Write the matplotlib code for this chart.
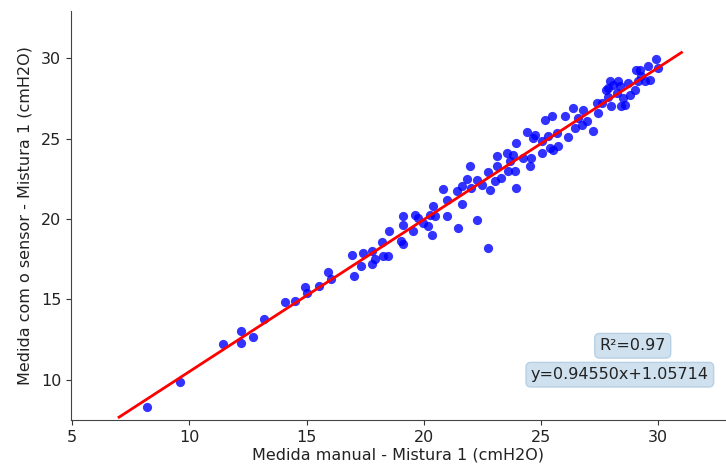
import matplotlib
matplotlib.use("Agg")
import matplotlib.pyplot as plt
import numpy as np

# medida manual (x) e medida com o sensor (y), Mistura 1, em cmH2O
manual = [
    8.21, 9.61, 11.43, 12.21, 12.21, 12.71, 13.20, 14.10, 14.51, 14.92,
    15.01, 15.52, 15.92, 16.04,
    16.93, 17.01, 17.32, 17.42, 17.81, 17.81, 17.92, 18.28, 18.46, 18.21,
    18.52,
    19.03, 19.10, 19.13, 19.13, 19.63, 19.55, 19.77, 19.98, 20.19, 20.34,
    20.27, 20.41, 20.48, 20.98, 20.98, 20.83, 21.41, 21.47, 21.62, 21.62,
    21.83, 21.97, 22.04, 22.26, 22.26,
    22.47, 22.75, 22.83, 23.04, 23.11, 22.75, 23.11, 23.32, 23.54, 23.61,
    23.82, 23.96, 23.89, 23.96, 24.25, 24.39, 24.53, 24.60, 24.67, 24.74,
    25.03, 25.03, 25.17, 25.31, 25.46, 25.38, 25.52, 25.74, 25.67, 23.68,
    26.14, 26.02, 26.38, 26.45, 26.59, 26.80, 26.74, 26.95, 27.23, 27.38,
    27.44, 27.59, 27.87, 27.94, 28.08, 28.01, 28.30, 28.23, 28.44, 28.51,
    28.72, 28.80, 29.01, 29.08, 29.22, 29.15, 29.29, 29.43, 29.58, 29.65,
    29.93, 30.00, 27.80, 28.58, 27.87, 28.37,
]
sensor = [
    8.34, 9.84, 12.26, 13.01, 12.31, 12.64, 13.80, 14.84, 14.88, 15.79,
    15.40, 15.84, 16.73, 16.27,
    17.78, 16.43, 17.10, 17.89, 17.99, 17.22, 17.52, 17.68, 17.68, 18.58,
    19.28,
    18.66, 18.47, 20.21, 19.61, 20.27, 19.23, 20.07, 19.76, 19.55, 19.03,
    20.27, 20.79, 20.17, 21.21, 20.17, 21.87, 21.72, 19.45, 20.94, 22.08,
    22.50, 23.32, 21.94, 19.92, 22.45,
    22.14, 22.91, 21.83, 22.35, 23.28, 18.20, 23.90, 22.56, 24.11, 22.97,
    24.01, 24.74, 22.97, 21.94, 23.80, 25.40, 23.28, 23.80, 25.05, 25.25,
    24.84, 24.11, 26.19, 25.15, 26.39, 24.42, 24.32, 24.52, 25.36, 23.59,
    25.08, 26.39, 26.91, 25.67, 26.29, 26.81, 25.87, 26.08, 25.46, 27.22,
    26.60, 27.22, 28.16, 28.57, 28.36, 27.01, 28.57, 27.85, 27.01, 27.54,
    28.47, 27.74, 28.05, 29.30, 29.30, 28.57, 28.88, 28.57, 29.50, 28.67,
    29.96, 29.40, 28.05, 27.12, 27.57, 28.26,
]

slope = 0.94550
intercept = 1.05714
r2 = 0.97
fit_x = [7, 31]

x_ticks = [5, 10, 15, 20, 25, 30]
y_ticks = [10, 15, 20, 25, 30]

fig = plt.figure(figsize=(7.26, 4.75), dpi=100)
ax = fig.add_axes([71 / 726, 55 / 475, 655 / 726, 409 / 475])

ax.scatter(manual, sensor, s=44, color="blue", alpha=0.8, linewidths=0, zorder=2)
fit_y = [slope * v + intercept for v in fit_x]
ax.plot(fit_x, fit_y, color="red", lw=2, zorder=3)

ax.set_xlim(4.95, 32.9)
ax.set_ylim(7.5, 32.95)
ax.set_xticks(x_ticks)
ax.set_yticks(y_ticks)
ax.tick_params(labelsize=11.5, color="#333333", labelcolor="#222222")
ax.set_xlabel("Medida manual - Mistura 1 (cmH2O)", fontsize=11.5, color="#222222", labelpad=2)
ax.set_ylabel("Medida com o sensor - Mistura 1 (cmH2O)", fontsize=11.5, color="#222222", labelpad=6)

for side in ["top", "right"]:
    ax.spines[side].set_visible(False)
for side in ["left", "bottom"]:
    ax.spines[side].set_color("#444444")

box = dict(boxstyle="round,pad=0.3", facecolor="#cfe1ef", edgecolor="#b7d0e4", lw=1)
ax.text(28.92, 12.12, f"R\u00b2={r2:.2f}", ha="center", va="center", fontsize=11.5,
        color="#222222", bbox=box)
ax.text(28.37, 10.32, f"y={slope:.5f}x+{intercept:.5f}", ha="center", va="center",
        fontsize=11.5, color="#222222", bbox=box)

fig.savefig("out.png", dpi=100)
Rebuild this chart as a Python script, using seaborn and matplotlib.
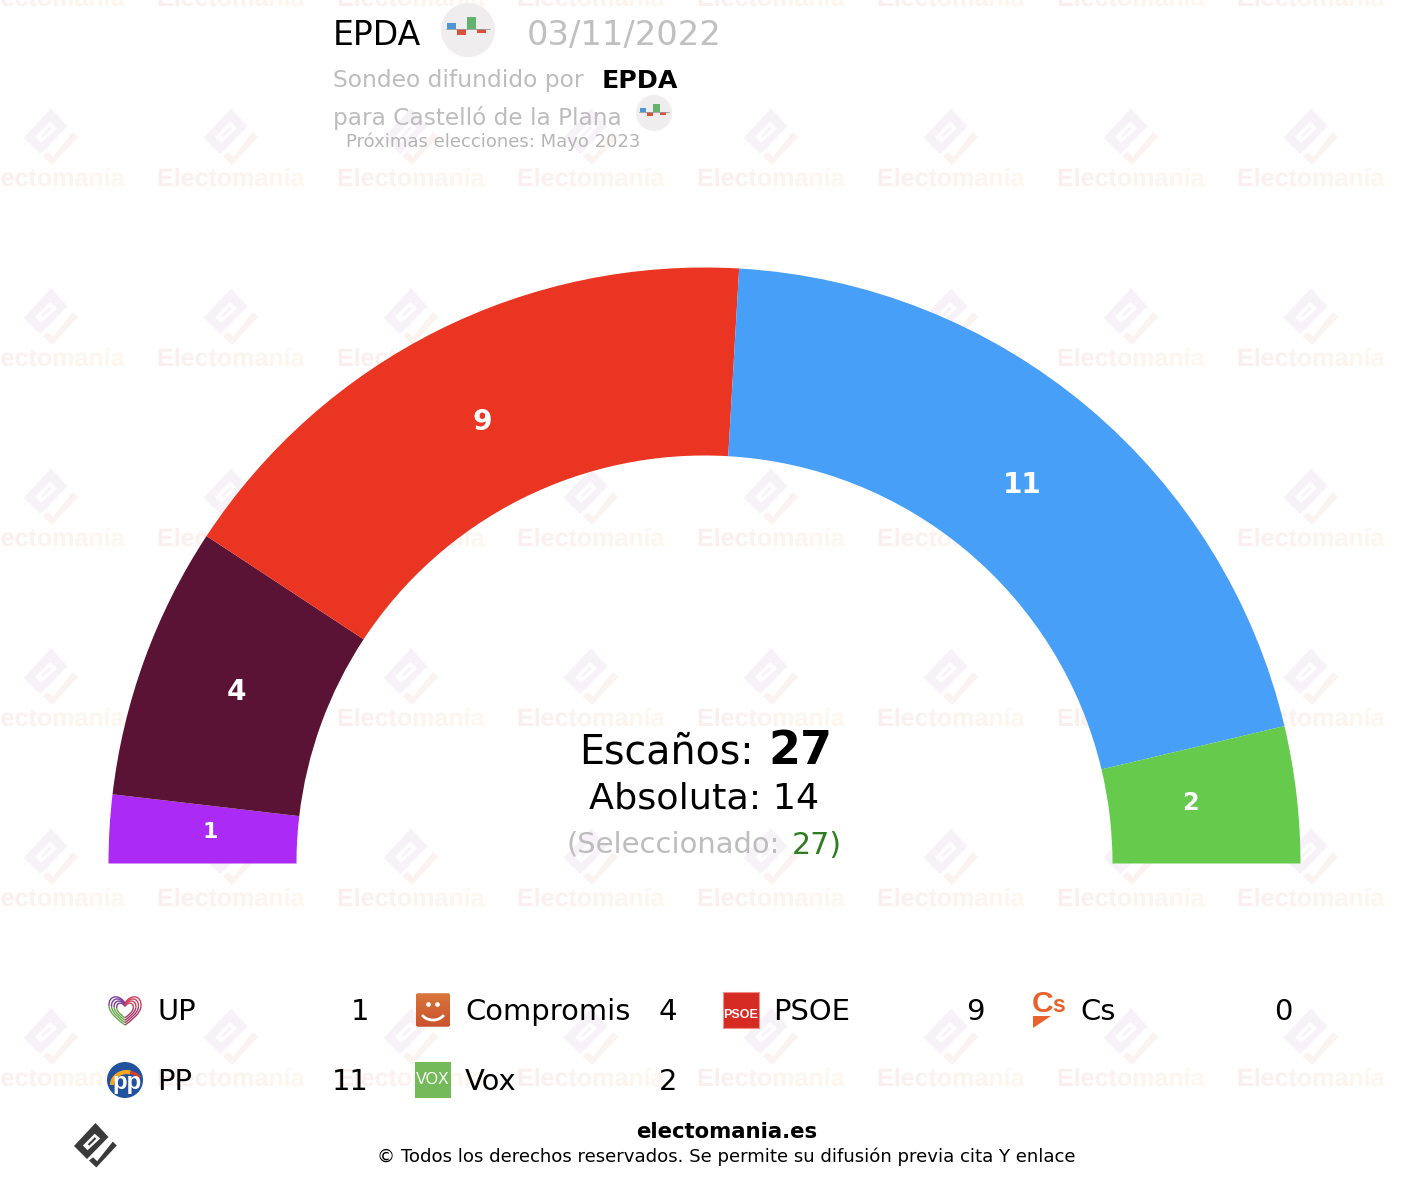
★ ★ ★
(WHAT IS BEING ASKED):
Write out again every line above exactly as given; the pictures do not belong in the copy.

(FINAL RESULT):
Write the matplotlib code for this chart.
import matplotlib
matplotlib.use("Agg")
import matplotlib.pyplot as plt
import numpy as np

# medida manual (x) e medida com o sensor (y), Mistura 1, em cmH2O
manual = [
    8.21, 9.61, 11.43, 12.21, 12.21, 12.71, 13.20, 14.10, 14.51, 14.92,
    15.01, 15.52, 15.92, 16.04,
    16.93, 17.01, 17.32, 17.42, 17.81, 17.81, 17.92, 18.28, 18.46, 18.21,
    18.52,
    19.03, 19.10, 19.13, 19.13, 19.63, 19.55, 19.77, 19.98, 20.19, 20.34,
    20.27, 20.41, 20.48, 20.98, 20.98, 20.83, 21.41, 21.47, 21.62, 21.62,
    21.83, 21.97, 22.04, 22.26, 22.26,
    22.47, 22.75, 22.83, 23.04, 23.11, 22.75, 23.11, 23.32, 23.54, 23.61,
    23.82, 23.96, 23.89, 23.96, 24.25, 24.39, 24.53, 24.60, 24.67, 24.74,
    25.03, 25.03, 25.17, 25.31, 25.46, 25.38, 25.52, 25.74, 25.67, 23.68,
    26.14, 26.02, 26.38, 26.45, 26.59, 26.80, 26.74, 26.95, 27.23, 27.38,
    27.44, 27.59, 27.87, 27.94, 28.08, 28.01, 28.30, 28.23, 28.44, 28.51,
    28.72, 28.80, 29.01, 29.08, 29.22, 29.15, 29.29, 29.43, 29.58, 29.65,
    29.93, 30.00, 27.80, 28.58, 27.87, 28.37,
]
sensor = [
    8.34, 9.84, 12.26, 13.01, 12.31, 12.64, 13.80, 14.84, 14.88, 15.79,
    15.40, 15.84, 16.73, 16.27,
    17.78, 16.43, 17.10, 17.89, 17.99, 17.22, 17.52, 17.68, 17.68, 18.58,
    19.28,
    18.66, 18.47, 20.21, 19.61, 20.27, 19.23, 20.07, 19.76, 19.55, 19.03,
    20.27, 20.79, 20.17, 21.21, 20.17, 21.87, 21.72, 19.45, 20.94, 22.08,
    22.50, 23.32, 21.94, 19.92, 22.45,
    22.14, 22.91, 21.83, 22.35, 23.28, 18.20, 23.90, 22.56, 24.11, 22.97,
    24.01, 24.74, 22.97, 21.94, 23.80, 25.40, 23.28, 23.80, 25.05, 25.25,
    24.84, 24.11, 26.19, 25.15, 26.39, 24.42, 24.32, 24.52, 25.36, 23.59,
    25.08, 26.39, 26.91, 25.67, 26.29, 26.81, 25.87, 26.08, 25.46, 27.22,
    26.60, 27.22, 28.16, 28.57, 28.36, 27.01, 28.57, 27.85, 27.01, 27.54,
    28.47, 27.74, 28.05, 29.30, 29.30, 28.57, 28.88, 28.57, 29.50, 28.67,
    29.96, 29.40, 28.05, 27.12, 27.57, 28.26,
]

slope = 0.94550
intercept = 1.05714
r2 = 0.97
fit_x = [7, 31]

x_ticks = [5, 10, 15, 20, 25, 30]
y_ticks = [10, 15, 20, 25, 30]

fig = plt.figure(figsize=(7.26, 4.75), dpi=100)
ax = fig.add_axes([71 / 726, 55 / 475, 655 / 726, 409 / 475])

ax.scatter(manual, sensor, s=44, color="blue", alpha=0.8, linewidths=0, zorder=2)
fit_y = [slope * v + intercept for v in fit_x]
ax.plot(fit_x, fit_y, color="red", lw=2, zorder=3)

ax.set_xlim(4.95, 32.9)
ax.set_ylim(7.5, 32.95)
ax.set_xticks(x_ticks)
ax.set_yticks(y_ticks)
ax.tick_params(labelsize=11.5, color="#333333", labelcolor="#222222")
ax.set_xlabel("Medida manual - Mistura 1 (cmH2O)", fontsize=11.5, color="#222222", labelpad=2)
ax.set_ylabel("Medida com o sensor - Mistura 1 (cmH2O)", fontsize=11.5, color="#222222", labelpad=6)

for side in ["top", "right"]:
    ax.spines[side].set_visible(False)
for side in ["left", "bottom"]:
    ax.spines[side].set_color("#444444")

box = dict(boxstyle="round,pad=0.3", facecolor="#cfe1ef", edgecolor="#b7d0e4", lw=1)
ax.text(28.92, 12.12, f"R\u00b2={r2:.2f}", ha="center", va="center", fontsize=11.5,
        color="#222222", bbox=box)
ax.text(28.37, 10.32, f"y={slope:.5f}x+{intercept:.5f}", ha="center", va="center",
        fontsize=11.5, color="#222222", bbox=box)

fig.savefig("out.png", dpi=100)
Rebuild this chart as a Python script, using seaborn and matplotlib.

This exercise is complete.